# Lebesgue integral : Changing the $\sum$ and $\int$

I want to calculate $$\displaystyle\int_0^1 \dfrac{x}{1-x}(-\log x)\ dx$$ in Lebesgue integral theory. I calculated this using the theorem below.

Theorem

Let $$\{f_n \}_{n=1}^{\infty}$$ be a sequence of functions that are Lebesgue-measurable and non negative. And let $$f:=\sum_{n=1}^{\infty} f_n$$.

Then, $$\displaystyle\int f dx=\sum_{n=1}^{\infty} \displaystyle\int f_n (x) dx.$$

My calculation

\begin{align} \displaystyle\int_0^1 \dfrac{x}{1-x}(-\log x) \ dx &=\displaystyle\int \dfrac{x}{1-x}(-\log x) \cdot \chi_{(0,1)} (x) \ dx\\ &=\displaystyle\int \bigg(\sum_{k=1}^{\infty} x^k\bigg)\cdot (-\log x) \cdot \chi_{(0,1)} (x) \ dx\\ &=\displaystyle\int \sum_{k=1}^{\infty} \bigg(x^k (-\log x) \cdot \chi_{(0,1)} (x)\bigg) \ dx\\ &=\sum_{k=1}^{\infty} \displaystyle\int \bigg(x^k (-\log x) \cdot \chi_{(0,1)} (x)\bigg) \ dx \ (\text{ using the Theorem) }\\ &=\sum_{k=1}^{\infty} \displaystyle\int_0^1 x^k (-\log x) \ dx \\ &=\sum_{k=1}^{\infty} \Bigg(\bigg[\dfrac{x^{k+1}}{k+1} (-\log x)\bigg]_0^1+ \displaystyle\int_0^1 \dfrac{x^{k}}{k+1} \ dx\Bigg) \ (\text{Integration by parts})\\ &=\sum_{k=1}^{\infty} \Bigg(0+ \dfrac{1}{(k+1)^2}\Bigg) =\sum_{k=1}^{\infty}\dfrac{1}{(k+1)^2}. \end{align}

But I wonder if I can change $$\sum$$ and $$\displaystyle\int.$$

For each $$k$$, $$x^k(-\log x)\chi_{(0,1)}(x)$$ is non negative but is it Lebesgue-measurable? And why?
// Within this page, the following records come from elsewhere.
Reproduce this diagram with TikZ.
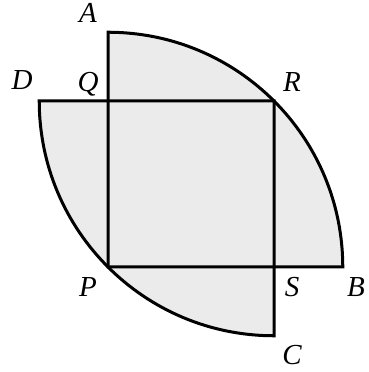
\documentclass[tikz,border=0pt]{standalone}
\usepackage{fontspec}
\setmainfont{Liberation Serif}
\begin{document}
\begin{tikzpicture}[x=1pt,y=1pt,
  edge/.style={line width=3pt, line join=miter, line cap=butt},
  shade/.style={fill=black!8},
  lbl/.style={anchor=base, inner sep=0pt, font=\fontsize{29}{29}\selectfont\itshape}]
\useasboundingbox (0,0) rectangle (368,372);
\def\r{234.76}
\coordinate (P) at (108,105);
\coordinate (Q) at (108,271);
\coordinate (R) at (274,271);
\coordinate (S) at (274,105);
\coordinate (A) at (108,339.76);
\coordinate (B) at (342.76,105);
\coordinate (D) at (39.24,271);
\coordinate (C) at (274,36.24);
% shading
\fill[shade] (P) -- (A) arc[start angle=90, end angle=0, radius=\r] -- cycle;
\fill[shade] (R) -- (D) arc[start angle=180, end angle=270, radius=\r] -- cycle;
% lines
\draw[edge] (A) arc[start angle=90, end angle=0, radius=\r] -- (P) -- cycle;
\draw[edge] (D) arc[start angle=180, end angle=270, radius=\r] -- (R) -- cycle;
% labels
\node[lbl] (lA) at (88,349) {A};
\node[lbl] (lD) at (22,282) {D};
\node[lbl] (lQ) at (88,280) {Q};
\node[lbl] (lR) at (292,280) {R};
\node[lbl] (lP) at (88,75) {P};
\node[lbl] (lS) at (292,75) {S};
\node[lbl] (lB) at (356,75) {B};
\node[lbl] (lC) at (292,7) {C};
\end{tikzpicture}
\end{document}
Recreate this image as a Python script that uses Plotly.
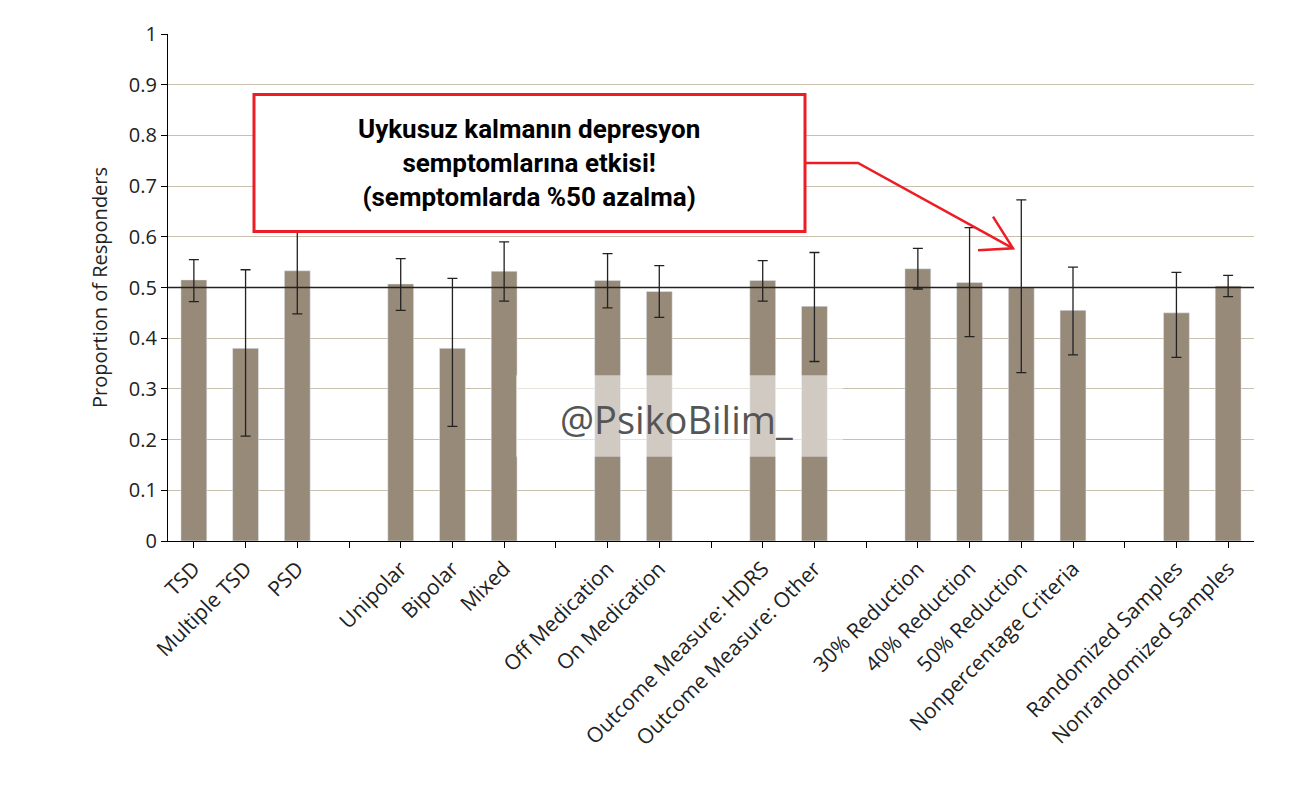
import plotly.graph_objects as go

# slot labels (blank slots make the gaps between groups)
labels = ["TSD", "Multiple TSD", "PSD", "",
          "Unipolar", "Bipolar", "Mixed", "",
          "Off Medication", "On Medication", "",
          "Outcome Measure: HDRS", "Outcome Measure: Other", "",
          "30% Reduction", "40% Reduction", "50% Reduction", "Nonpercentage Criteria", "",
          "Randomized Samples", "Nonrandomized Samples"]
values = [0.515, 0.38, 0.533, None,
          0.507, 0.38, 0.532, None,
          0.514, 0.492, None,
          0.514, 0.463, None,
          0.537, 0.51, 0.50, 0.455, None,
          0.45, 0.503]
upper = [0.555, 0.535, 0.62, None,
         0.557, 0.518, 0.59, None,
         0.567, 0.543, None,
         0.553, 0.569, None,
         0.577, 0.618, 0.673, 0.54, None,
         0.53, 0.524]
lower = [0.472, 0.207, 0.448, None,
         0.455, 0.226, 0.473, None,
         0.46, 0.441, None,
         0.473, 0.354, None,
         0.497, 0.403, 0.332, 0.367, None,
         0.362, 0.482]

idx = [i for i, v in enumerate(values) if v is not None]
ys = [values[i] for i in idx]
err_plus = [upper[i] - values[i] for i in idx]
err_minus = [values[i] - lower[i] for i in idx]

fig = go.Figure(go.Bar(
    x=idx, y=ys, width=0.5, marker_color="#978a79",
    error_y=dict(type="data", array=err_plus, arrayminus=err_minus,
                 color="#222222", thickness=1.3, width=5),
))

L, R, B, T = 160, 1246, 533, 22


def px(x):
    return (x - L) / (R - L)


def py(y):
    return (B - y) / (B - T)


fig.add_hline(y=0.5, line=dict(color="#222222", width=1.3))

# watermark backdrop
fig.add_shape(type="rect", xref="paper", yref="paper", layer="above",
              x0=px(508), x1=px(835), y0=py(448), y1=py(366),
              line=dict(width=0), fillcolor="rgba(255,255,255,0.55)")
# callout box and arrow
fig.add_shape(type="rect", xref="paper", yref="paper", layer="above",
              x0=px(246), x1=px(797), y0=py(221), y1=py(83),
              line=dict(color="#ee1c24", width=3), fillcolor="white")
fig.add_shape(type="path", xref="paper", yref="paper", layer="above",
              path=f"M {px(797)},{py(152)} L {px(850)},{py(152)} L {px(1005)},{py(238)}",
              line=dict(color="#ee1c24", width=2.5))
fig.add_shape(type="path", xref="paper", yref="paper", layer="above",
              path=f"M {px(985)},{py(206)} L {px(1005)},{py(238)} L {px(970)},{py(240)}",
              line=dict(color="#ee1c24", width=2.5))

fig.add_annotation(xref="paper", yref="paper", x=px(521), y=py(152),
                   xanchor="center", yanchor="middle",
                   text="<b>Uykusuz kalmanın depresyon<br>semptomlarına etkisi!<br>(semptomlarda %50 azalma)</b>",
                   showarrow=False, font=dict(family="Roboto", size=26, color="black"))
fig.add_annotation(xref="paper", yref="paper", x=px(668), y=py(410),
                   xanchor="center", yanchor="middle",
                   text="@PsikoBilim_", showarrow=False,
                   font=dict(family="Open Sans", size=38, color="#555555"))

fig.update_layout(
    width=1298, height=798,
    margin=dict(l=L, r=1298 - R, t=T, b=798 - B),
    plot_bgcolor="white", paper_bgcolor="white",
    showlegend=False,
    font=dict(family="Open Sans", size=20, color="#222222"),
    bargap=0.5,
)
fig.update_xaxes(
    range=[-0.5, len(labels) - 0.5], tickmode="array",
    tickvals=list(range(len(labels))), ticktext=labels, tickangle=-45,
    showline=True, linecolor="black", linewidth=1.3,
    ticks="outside", ticklen=6, tickcolor="black", showgrid=False,
    tickfont=dict(size=21),
)
fig.update_yaxes(
    range=[0, 1], dtick=0.1, tickformat="~g",
    title=dict(text="Proportion of Responders", font=dict(size=20)),
    showline=True, linecolor="black", linewidth=1.3,
    ticks="outside", ticklen=6, tickcolor="black",
    gridcolor="#c9bfae", gridwidth=1, zeroline=False,
    tickfont=dict(size=20),
)

fig.write_html("out.html")
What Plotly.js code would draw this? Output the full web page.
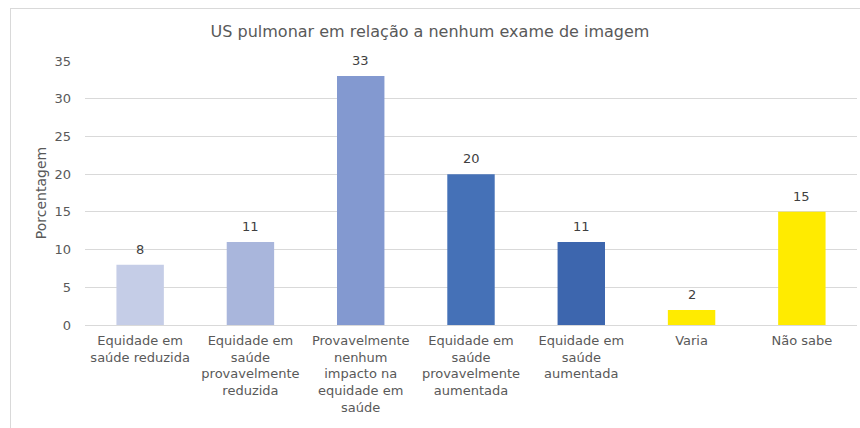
<!DOCTYPE html>
<html>
<head>
<meta charset="utf-8">
<script src="https://cdn.plot.ly/plotly-3.0.1.min.js"></script>
<style>
html,body{margin:0;padding:0;background:#fff;}
#wrap{position:relative;width:860px;height:428px;}
#chart{width:860px;height:428px;}
#frame{position:absolute;left:10px;top:8px;width:860px;height:430px;border-left:1px solid #d9d9d9;border-top:1px solid #d9d9d9;pointer-events:none;}
</style>
</head>
<body>
<div id="wrap"><div id="chart"></div><div id="frame"></div></div>
<script>
const categories = [
  "Equidade em<br>saúde reduzida",
  "Equidade em<br>saúde<br>provavelmente<br>reduzida",
  "Provavelmente<br>nenhum<br>impacto na<br>equidade em<br>saúde",
  "Equidade em<br>saúde<br>provavelmente<br>aumentada",
  "Equidade em<br>saúde<br>aumentada",
  "Varia",
  "Não sabe"
];
const values = [8, 11, 33, 20, 11, 2, 15];
const barColors = ["#C5CDE7", "#A9B6DC", "#8399D0", "#4571B7", "#3D66AE", "#FFEB00", "#FFEB00"];
const yTicks = [0, 5, 10, 15, 20, 25, 30, 35];

const font = "DejaVu Sans, Verdana, sans-serif";

const labels = categories.map((c, i) => ({
  x: c, y: values[i], xref: "x", yref: "y",
  text: String(values[i]), showarrow: false,
  yanchor: "bottom", yshift: 6,
  font: {family: font, size: 13, color: "#404040"}
}));

Plotly.newPlot("chart", [{
  type: "bar",
  x: categories,
  y: values,
  marker: {color: barColors},
  width: 0.43,
  hoverinfo: "none"
}], {
  width: 860, height: 428,
  margin: {l: 85, r: 3, t: 61, b: 103},
  paper_bgcolor: "rgba(0,0,0,0)",
  plot_bgcolor: "rgba(0,0,0,0)",
  title: {text: "US pulmonar em relação a nenhum exame de imagem", font: {family: font, size: 16, color: "#595959"}, x: 0.5, xanchor: "center", yref: "container", y: 0.927, yanchor: "middle"},
  font: {family: font, size: 13, color: "#595959"},
  annotations: labels,
  xaxis: {
    type: "category",
    showgrid: false,
    showline: true, linecolor: "#d9d9d9", linewidth: 1,
    ticks: "", tickfont: {family: font, size: 13, color: "#595959"},
    ticklabelstandoff: 3,
    tickangle: 0
  },
  yaxis: {
    range: [0, 35],
    tickvals: yTicks,
    ticktext: yTicks.map(String),
    showgrid: true, gridcolor: "#d9d9d9", gridwidth: 1,
    zeroline: false,
    ticks: "", ticklen: 0,
    ticklabelstandoff: 13,
    tickfont: {family: font, size: 13, color: "#595959"},
    title: {text: "Porcentagem", font: {family: font, size: 14, color: "#595959"}, standoff: 4}
  },
  showlegend: false,
  bargap: 0.57
}, {displayModeBar: false, staticPlot: true});
</script>
</body>
</html>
Define a $$f_{n} = \sum_{1}^{n} f_{k}.$$ Note that this sequence $$f_{n}$$ is non-negative and measurable. Then apply MCT on this sequence. This will give you the justifications why we can exchange sum and integration. Please ignore this answer if you did not ask the question that I am thinking.